#### AIM OF THE EXERCISE:
Copy out the listing that follows exactly, dropping every picture.

#### SUPPLIED MATERIAL:
################
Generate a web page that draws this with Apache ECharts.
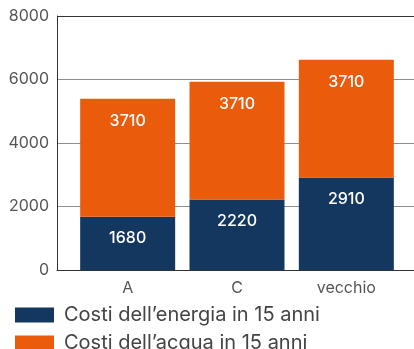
<!DOCTYPE html>
<html>
<head>
<meta charset="utf-8">
<script src="https://cdn.jsdelivr.net/npm/echarts@6/dist/echarts.min.js"></script>
<style>
  html, body { margin: 0; padding: 0; background: #fff; }
  #chart { width: 414px; height: 349px; }
</style>
</head>
<body>
<div id="chart"></div>
<script>
// Categories and stacked series values
const categories = ['A', 'C', 'vecchio'];
const energyCosts = [1680, 2220, 2910];
const waterCosts = [3710, 3710, 3710];
const seriesNames = ['Costi dell\u2019energia in 15 anni', 'Costi dell\u2019acqua in 15 anni'];
const yTicks = { min: 0, max: 8000, interval: 2000 };

const FONT = 'Inter, "Noto Sans", sans-serif';
const NAVY = '#13375e';
const ORANGE = '#ea5b0c';

const chart = echarts.init(document.getElementById('chart'), null, { renderer: 'canvas' });

const barLabel = {
  show: true,
  position: 'insideTop',
  distance: 14,
  color: '#ffffff',
  fontFamily: FONT,
  fontSize: 16,
  fontWeight: 500
};

function legendFor(name, top) {
  return {
    left: 10,
    top: top,
    itemWidth: 39,
    itemHeight: 15,
    icon: 'rect',
    textStyle: { color: '#444', fontSize: 20, fontFamily: FONT, padding: [0, 0, 0, 5] },
    data: [name]
  };
}

chart.setOption({
  animation: false,
  backgroundColor: '#ffffff',
  textStyle: { fontFamily: FONT },
  grid: [
    // frame: y-axis, gridlines and baseline
    { left: 57, right: 0, top: 16, bottom: 79, containLabel: false },
    // bars
    { left: 73, right: 13, top: 16, bottom: 79, containLabel: false }
  ],
  xAxis: [
    {
      gridIndex: 0, type: 'value', min: 0, max: 1,
      axisLine: { show: true, lineStyle: { color: '#333', width: 1 } },
      axisTick: { show: false }, axisLabel: { show: false }, splitLine: { show: false }
    },
    {
      gridIndex: 1, type: 'category', data: categories,
      axisLine: { show: false }, axisTick: { show: false },
      axisLabel: { color: '#555', fontSize: 16, fontFamily: FONT, margin: 10 }
    }
  ],
  yAxis: [
    {
      gridIndex: 0, type: 'value', min: yTicks.min, max: yTicks.max, interval: yTicks.interval,
      axisLine: { show: true, lineStyle: { color: '#333', width: 1 } },
      axisTick: { show: false },
      axisLabel: { color: '#555', fontSize: 16, fontFamily: FONT, margin: 8, formatter: v => String(v) },
      splitLine: { show: true, lineStyle: { color: ['#333', '#8f8f8f', '#8f8f8f', '#8f8f8f', '#333'], width: 1 } }
    },
    {
      gridIndex: 1, type: 'value', min: yTicks.min, max: yTicks.max, interval: yTicks.interval,
      show: false, splitLine: { show: false }
    }
  ],
  legend: [legendFor(seriesNames[0], 300), legendFor(seriesNames[1], 328)],
  series: [
    {
      name: seriesNames[0], type: 'bar', stack: 'cost',
      xAxisIndex: 1, yAxisIndex: 1,
      barWidth: 95,
      itemStyle: { color: NAVY },
      label: barLabel,
      data: energyCosts
    },
    {
      name: seriesNames[1], type: 'bar', stack: 'cost',
      xAxisIndex: 1, yAxisIndex: 1,
      barWidth: 95,
      itemStyle: { color: ORANGE },
      label: barLabel,
      data: waterCosts
    }
  ]
});
</script>
</body>
</html>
################
#### THE RESULT:
Generate a web page that draws this with Apache ECharts.
<!DOCTYPE html>
<html>
<head>
<meta charset="utf-8">
<script src="https://cdn.jsdelivr.net/npm/echarts@6/dist/echarts.min.js"></script>
<style>
  html, body { margin: 0; padding: 0; background: #fff; }
  #chart { width: 414px; height: 349px; }
</style>
</head>
<body>
<div id="chart"></div>
<script>
// Categories and stacked series values
const categories = ['A', 'C', 'vecchio'];
const energyCosts = [1680, 2220, 2910];
const waterCosts = [3710, 3710, 3710];
const seriesNames = ['Costi dell\u2019energia in 15 anni', 'Costi dell\u2019acqua in 15 anni'];
const yTicks = { min: 0, max: 8000, interval: 2000 };

const FONT = 'Inter, "Noto Sans", sans-serif';
const NAVY = '#13375e';
const ORANGE = '#ea5b0c';

const chart = echarts.init(document.getElementById('chart'), null, { renderer: 'canvas' });

const barLabel = {
  show: true,
  position: 'insideTop',
  distance: 14,
  color: '#ffffff',
  fontFamily: FONT,
  fontSize: 16,
  fontWeight: 500
};

function legendFor(name, top) {
  return {
    left: 10,
    top: top,
    itemWidth: 39,
    itemHeight: 15,
    icon: 'rect',
    textStyle: { color: '#444', fontSize: 20, fontFamily: FONT, padding: [0, 0, 0, 5] },
    data: [name]
  };
}

chart.setOption({
  animation: false,
  backgroundColor: '#ffffff',
  textStyle: { fontFamily: FONT },
  grid: [
    // frame: y-axis, gridlines and baseline
    { left: 57, right: 0, top: 16, bottom: 79, containLabel: false },
    // bars
    { left: 73, right: 13, top: 16, bottom: 79, containLabel: false }
  ],
  xAxis: [
    {
      gridIndex: 0, type: 'value', min: 0, max: 1,
      axisLine: { show: true, lineStyle: { color: '#333', width: 1 } },
      axisTick: { show: false }, axisLabel: { show: false }, splitLine: { show: false }
    },
    {
      gridIndex: 1, type: 'category', data: categories,
      axisLine: { show: false }, axisTick: { show: false },
      axisLabel: { color: '#555', fontSize: 16, fontFamily: FONT, margin: 10 }
    }
  ],
  yAxis: [
    {
      gridIndex: 0, type: 'value', min: yTicks.min, max: yTicks.max, interval: yTicks.interval,
      axisLine: { show: true, lineStyle: { color: '#333', width: 1 } },
      axisTick: { show: false },
      axisLabel: { color: '#555', fontSize: 16, fontFamily: FONT, margin: 8, formatter: v => String(v) },
      splitLine: { show: true, lineStyle: { color: ['#333', '#8f8f8f', '#8f8f8f', '#8f8f8f', '#333'], width: 1 } }
    },
    {
      gridIndex: 1, type: 'value', min: yTicks.min, max: yTicks.max, interval: yTicks.interval,
      show: false, splitLine: { show: false }
    }
  ],
  legend: [legendFor(seriesNames[0], 300), legendFor(seriesNames[1], 328)],
  series: [
    {
      name: seriesNames[0], type: 'bar', stack: 'cost',
      xAxisIndex: 1, yAxisIndex: 1,
      barWidth: 95,
      itemStyle: { color: NAVY },
      label: barLabel,
      data: energyCosts
    },
    {
      name: seriesNames[1], type: 'bar', stack: 'cost',
      xAxisIndex: 1, yAxisIndex: 1,
      barWidth: 95,
      itemStyle: { color: ORANGE },
      label: barLabel,
      data: waterCosts
    }
  ]
});
</script>
</body>
</html>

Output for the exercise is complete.